## WRITTEN TASK
Give the listing again exactly, omitting its images.

## ENTRIES PROVIDED

** Start **

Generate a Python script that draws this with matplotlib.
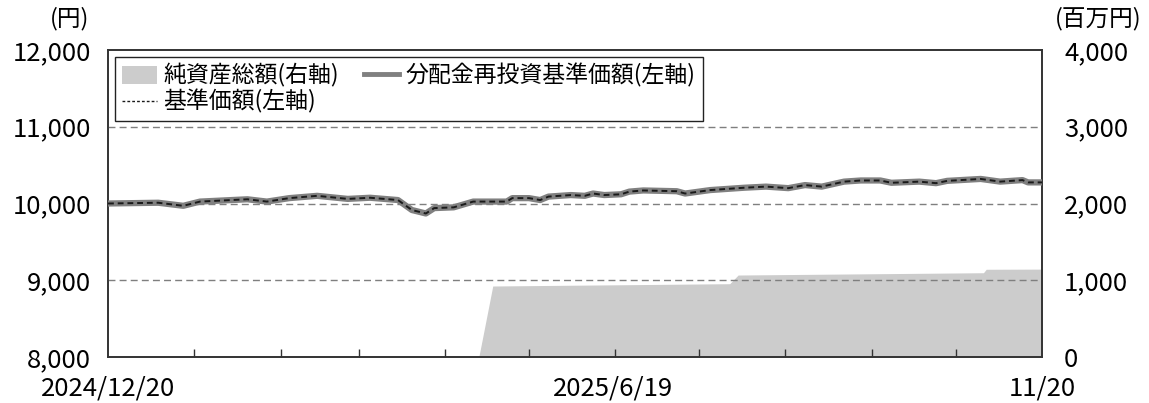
import matplotlib
matplotlib.use("Agg")
import matplotlib.pyplot as plt
from matplotlib.patches import Patch
from matplotlib.lines import Line2D
import pandas as pd

plt.rcParams['font.family'] = ['Noto Sans CJK JP', 'DejaVu Sans']

# NAV (reinvested) and NAV, left axis (yen)
nav_dates = ["2024-12-20", "2025-01-07", "2025-01-16", "2025-01-22", "2025-02-08",
             "2025-02-15", "2025-02-23", "2025-03-05", "2025-03-16", "2025-03-24",
             "2025-04-03", "2025-04-08", "2025-04-13", "2025-04-16", "2025-04-23",
             "2025-04-30", "2025-05-12", "2025-05-14", "2025-05-20", "2025-05-24",
             "2025-05-27", "2025-06-04", "2025-06-09", "2025-06-12", "2025-06-16",
             "2025-06-22", "2025-06-25", "2025-06-30", "2025-07-12", "2025-07-15",
             "2025-07-24", "2025-08-05", "2025-08-13", "2025-08-21", "2025-08-27",
             "2025-09-02", "2025-09-10", "2025-09-16", "2025-09-23", "2025-09-27",
             "2025-10-07", "2025-10-13", "2025-10-17", "2025-10-29", "2025-11-05",
             "2025-11-13", "2025-11-15", "2025-11-20"]
nav_reinvested = [10000, 10010, 9970, 10025, 10055,
                  10025, 10070, 10100, 10060, 10075,
                  10045, 9915, 9870, 9940, 9950,
                  10025, 10025, 10070, 10070, 10045,
                  10090, 10110, 10100, 10130, 10110,
                  10120, 10155, 10170, 10160, 10130,
                  10175, 10205, 10220, 10200, 10240,
                  10220, 10285, 10300, 10300, 10270,
                  10285, 10265, 10295, 10320, 10285,
                  10305, 10275, 10275]
nav = list(nav_reinvested)  # no distributions: identical series

# Net assets, right axis (million yen)
assets_dates = ["2024-12-20", "2025-05-02", "2025-05-07", "2025-07-31", "2025-08-03",
                "2025-10-30", "2025-10-31", "2025-11-20"]
net_assets = [0, 0, 925, 955, 1068, 1098, 1143, 1145]

left_ticks = [8000, 9000, 10000, 11000, 12000]
right_ticks = [0, 1000, 2000, 3000, 4000]
month_ticks = ["2025-01-20", "2025-02-20", "2025-03-20", "2025-04-20", "2025-05-20",
               "2025-06-20", "2025-07-20", "2025-08-20", "2025-09-20", "2025-10-20"]
date_labels = ["2024-12-20", "2025-06-19", "2025-11-20"]
date_label_text = ["2024/12/20", "2025/6/19", "11/20"]

nd = pd.to_datetime(nav_dates)
ad = pd.to_datetime(assets_dates)

FS = 18.5

fig = plt.figure(figsize=(11.49, 4.03), dpi=100)
ax = fig.add_axes([108/1149, 1-357/403, (1042-108)/1149, (357-50)/403])
ax2 = ax.twinx()
ax.set_zorder(ax2.get_zorder() + 1)
ax.patch.set_visible(False)

fill_color = "#cccccc"
ax2.fill_between(ad, net_assets, 0, color=fill_color, linewidth=0)
ax2.set_ylim(0, 4000)
ax2.set_yticks(right_ticks)
ax2.set_yticklabels([f"{v:,}" for v in right_ticks])

ax.set_ylim(8000, 12000)
ax.set_yticks(left_ticks)
ax.set_yticklabels([f"{v:,}" for v in left_ticks])
for v in [9000, 10000, 11000]:
    ax.axhline(v, color="#7f7f7f", lw=1.0, dashes=(5, 3), zorder=1)

ax.plot(nd, nav_reinvested, color="#808080", lw=4.5, solid_capstyle="butt", zorder=3)
ax.plot(nd, nav, color="#1a1a1a", lw=1.4, dashes=(3, 2), zorder=4)

ax.set_xlim(pd.Timestamp("2024-12-20"), pd.Timestamp("2025-11-20"))
ax.set_xticks(pd.to_datetime(date_labels))
ax.set_xticklabels(date_label_text)
ax.set_xticks(pd.to_datetime(month_ticks), minor=True)
ax.tick_params(axis="x", which="major", length=0, pad=13, labelsize=FS)
ax.tick_params(axis="x", which="minor", direction="in", length=6, width=1, color="#333333")
ax.tick_params(axis="y", length=0, pad=12, labelsize=FS)
ax2.tick_params(axis="y", length=0, pad=16, labelsize=FS)

for sp in list(ax.spines.values()) + list(ax2.spines.values()):
    sp.set_color("#333333")
    sp.set_linewidth(1.2)

fig.text(70/1149, 1-19/403, "(円)", fontsize=17, ha="center", va="center")
fig.text(1098/1149, 1-19/403, "(百万円)", fontsize=17, ha="center", va="center")

handles = [Patch(facecolor=fill_color, edgecolor="none"),
           Line2D([], [], color="#1a1a1a", lw=1.0, linestyle=(0, (2, 1.5))),
           Line2D([], [], color="#808080", lw=3.5)]
labels = ["純資産総額(右軸)", "基準価額(左軸)", "分配金再投資基準価額(左軸)"]
leg = ax.legend(handles, labels, ncol=2, loc="upper left", bbox_to_anchor=(0.008, 0.978),
                borderaxespad=0, fontsize=16.5, frameon=True, fancybox=False,
                edgecolor="#222222", framealpha=1, handlelength=1.5, handleheight=0.8,
                handletextpad=0.3, columnspacing=1.1, labelspacing=0.08, borderpad=0.3)
leg.get_frame().set_linewidth(1.0)

fig.savefig("out.png", dpi=100)
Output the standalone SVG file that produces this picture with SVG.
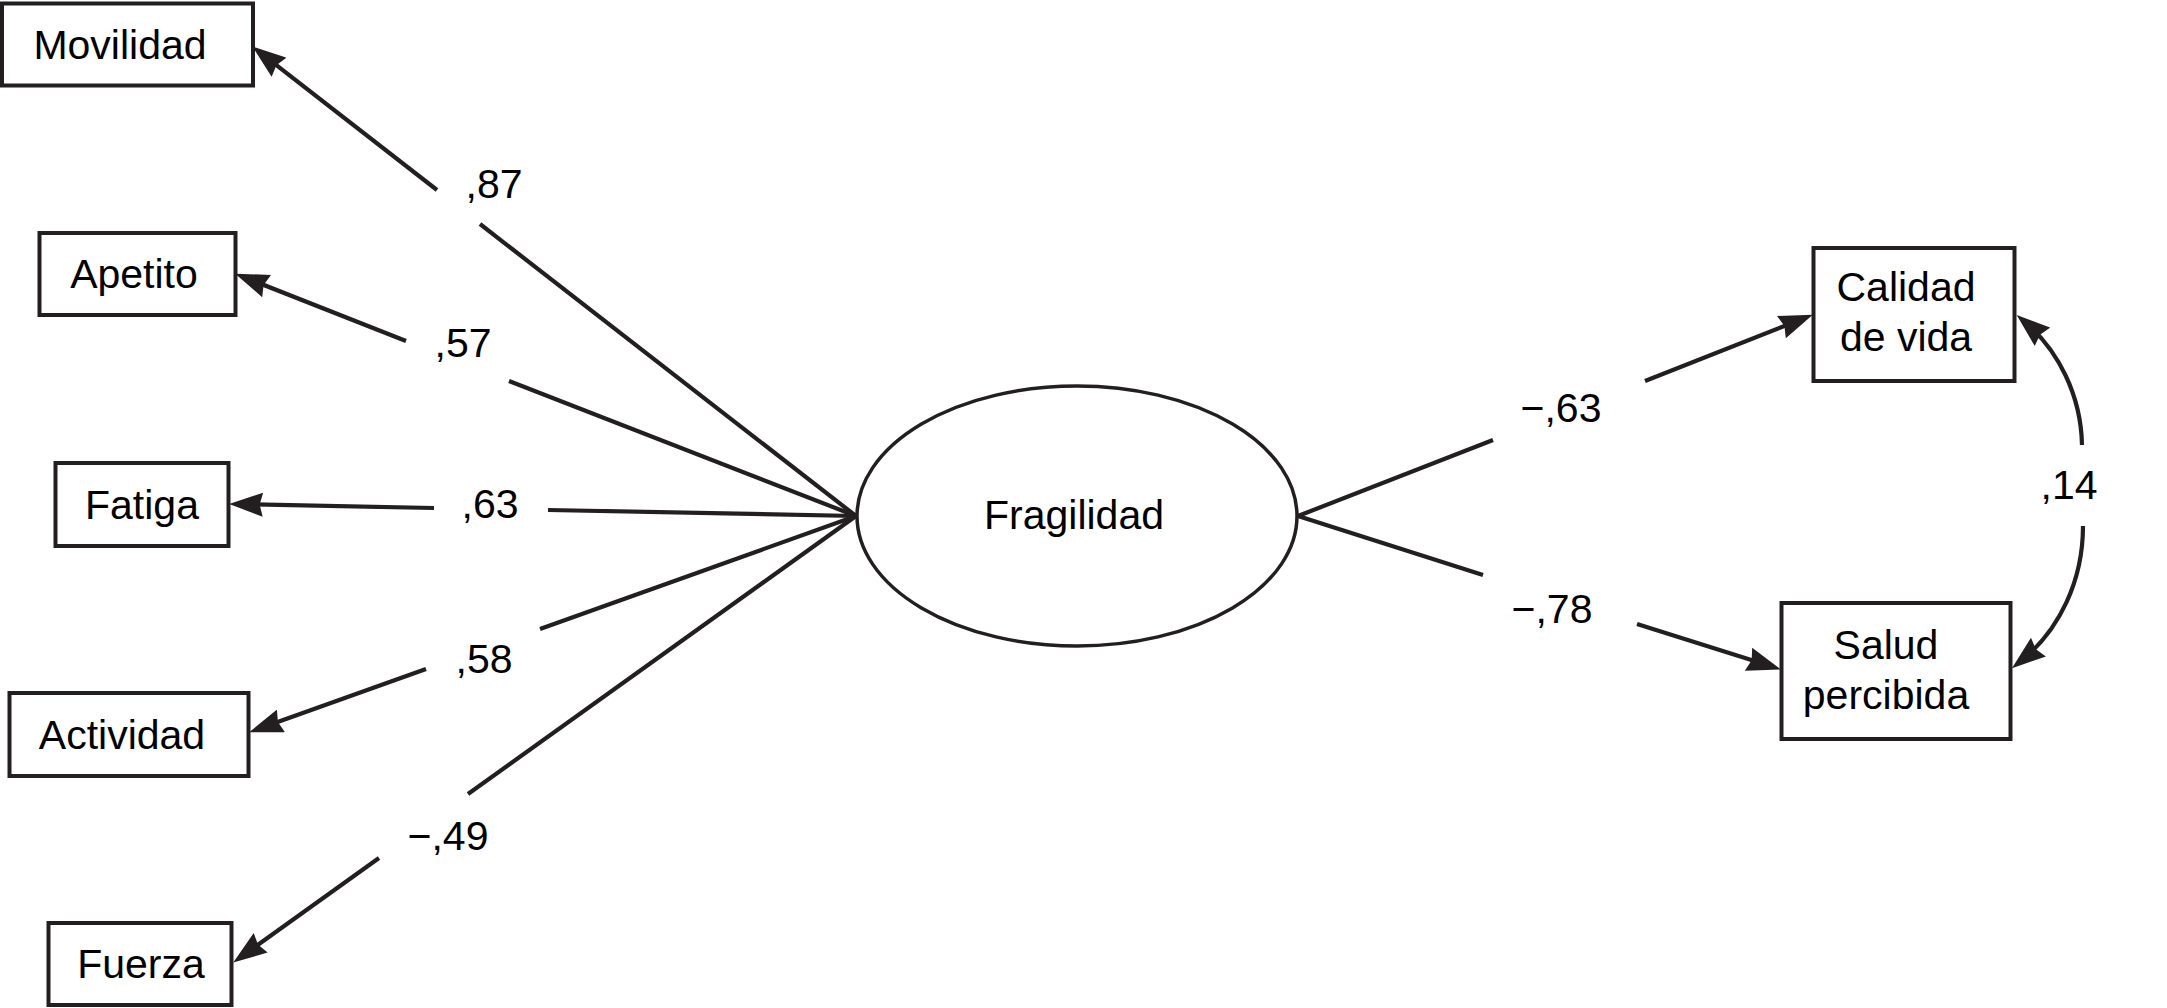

** End **

## RESULT
Generate a Python script that draws this with matplotlib.
import matplotlib
matplotlib.use("Agg")
import matplotlib.pyplot as plt
from matplotlib.patches import Patch
from matplotlib.lines import Line2D
import pandas as pd

plt.rcParams['font.family'] = ['Noto Sans CJK JP', 'DejaVu Sans']

# NAV (reinvested) and NAV, left axis (yen)
nav_dates = ["2024-12-20", "2025-01-07", "2025-01-16", "2025-01-22", "2025-02-08",
             "2025-02-15", "2025-02-23", "2025-03-05", "2025-03-16", "2025-03-24",
             "2025-04-03", "2025-04-08", "2025-04-13", "2025-04-16", "2025-04-23",
             "2025-04-30", "2025-05-12", "2025-05-14", "2025-05-20", "2025-05-24",
             "2025-05-27", "2025-06-04", "2025-06-09", "2025-06-12", "2025-06-16",
             "2025-06-22", "2025-06-25", "2025-06-30", "2025-07-12", "2025-07-15",
             "2025-07-24", "2025-08-05", "2025-08-13", "2025-08-21", "2025-08-27",
             "2025-09-02", "2025-09-10", "2025-09-16", "2025-09-23", "2025-09-27",
             "2025-10-07", "2025-10-13", "2025-10-17", "2025-10-29", "2025-11-05",
             "2025-11-13", "2025-11-15", "2025-11-20"]
nav_reinvested = [10000, 10010, 9970, 10025, 10055,
                  10025, 10070, 10100, 10060, 10075,
                  10045, 9915, 9870, 9940, 9950,
                  10025, 10025, 10070, 10070, 10045,
                  10090, 10110, 10100, 10130, 10110,
                  10120, 10155, 10170, 10160, 10130,
                  10175, 10205, 10220, 10200, 10240,
                  10220, 10285, 10300, 10300, 10270,
                  10285, 10265, 10295, 10320, 10285,
                  10305, 10275, 10275]
nav = list(nav_reinvested)  # no distributions: identical series

# Net assets, right axis (million yen)
assets_dates = ["2024-12-20", "2025-05-02", "2025-05-07", "2025-07-31", "2025-08-03",
                "2025-10-30", "2025-10-31", "2025-11-20"]
net_assets = [0, 0, 925, 955, 1068, 1098, 1143, 1145]

left_ticks = [8000, 9000, 10000, 11000, 12000]
right_ticks = [0, 1000, 2000, 3000, 4000]
month_ticks = ["2025-01-20", "2025-02-20", "2025-03-20", "2025-04-20", "2025-05-20",
               "2025-06-20", "2025-07-20", "2025-08-20", "2025-09-20", "2025-10-20"]
date_labels = ["2024-12-20", "2025-06-19", "2025-11-20"]
date_label_text = ["2024/12/20", "2025/6/19", "11/20"]

nd = pd.to_datetime(nav_dates)
ad = pd.to_datetime(assets_dates)

FS = 18.5

fig = plt.figure(figsize=(11.49, 4.03), dpi=100)
ax = fig.add_axes([108/1149, 1-357/403, (1042-108)/1149, (357-50)/403])
ax2 = ax.twinx()
ax.set_zorder(ax2.get_zorder() + 1)
ax.patch.set_visible(False)

fill_color = "#cccccc"
ax2.fill_between(ad, net_assets, 0, color=fill_color, linewidth=0)
ax2.set_ylim(0, 4000)
ax2.set_yticks(right_ticks)
ax2.set_yticklabels([f"{v:,}" for v in right_ticks])

ax.set_ylim(8000, 12000)
ax.set_yticks(left_ticks)
ax.set_yticklabels([f"{v:,}" for v in left_ticks])
for v in [9000, 10000, 11000]:
    ax.axhline(v, color="#7f7f7f", lw=1.0, dashes=(5, 3), zorder=1)

ax.plot(nd, nav_reinvested, color="#808080", lw=4.5, solid_capstyle="butt", zorder=3)
ax.plot(nd, nav, color="#1a1a1a", lw=1.4, dashes=(3, 2), zorder=4)

ax.set_xlim(pd.Timestamp("2024-12-20"), pd.Timestamp("2025-11-20"))
ax.set_xticks(pd.to_datetime(date_labels))
ax.set_xticklabels(date_label_text)
ax.set_xticks(pd.to_datetime(month_ticks), minor=True)
ax.tick_params(axis="x", which="major", length=0, pad=13, labelsize=FS)
ax.tick_params(axis="x", which="minor", direction="in", length=6, width=1, color="#333333")
ax.tick_params(axis="y", length=0, pad=12, labelsize=FS)
ax2.tick_params(axis="y", length=0, pad=16, labelsize=FS)

for sp in list(ax.spines.values()) + list(ax2.spines.values()):
    sp.set_color("#333333")
    sp.set_linewidth(1.2)

fig.text(70/1149, 1-19/403, "(円)", fontsize=17, ha="center", va="center")
fig.text(1098/1149, 1-19/403, "(百万円)", fontsize=17, ha="center", va="center")

handles = [Patch(facecolor=fill_color, edgecolor="none"),
           Line2D([], [], color="#1a1a1a", lw=1.0, linestyle=(0, (2, 1.5))),
           Line2D([], [], color="#808080", lw=3.5)]
labels = ["純資産総額(右軸)", "基準価額(左軸)", "分配金再投資基準価額(左軸)"]
leg = ax.legend(handles, labels, ncol=2, loc="upper left", bbox_to_anchor=(0.008, 0.978),
                borderaxespad=0, fontsize=16.5, frameon=True, fancybox=False,
                edgecolor="#222222", framealpha=1, handlelength=1.5, handleheight=0.8,
                handletextpad=0.3, columnspacing=1.1, labelspacing=0.08, borderpad=0.3)
leg.get_frame().set_linewidth(1.0)

fig.savefig("out.png", dpi=100)
Output the standalone SVG file that produces this picture with SVG.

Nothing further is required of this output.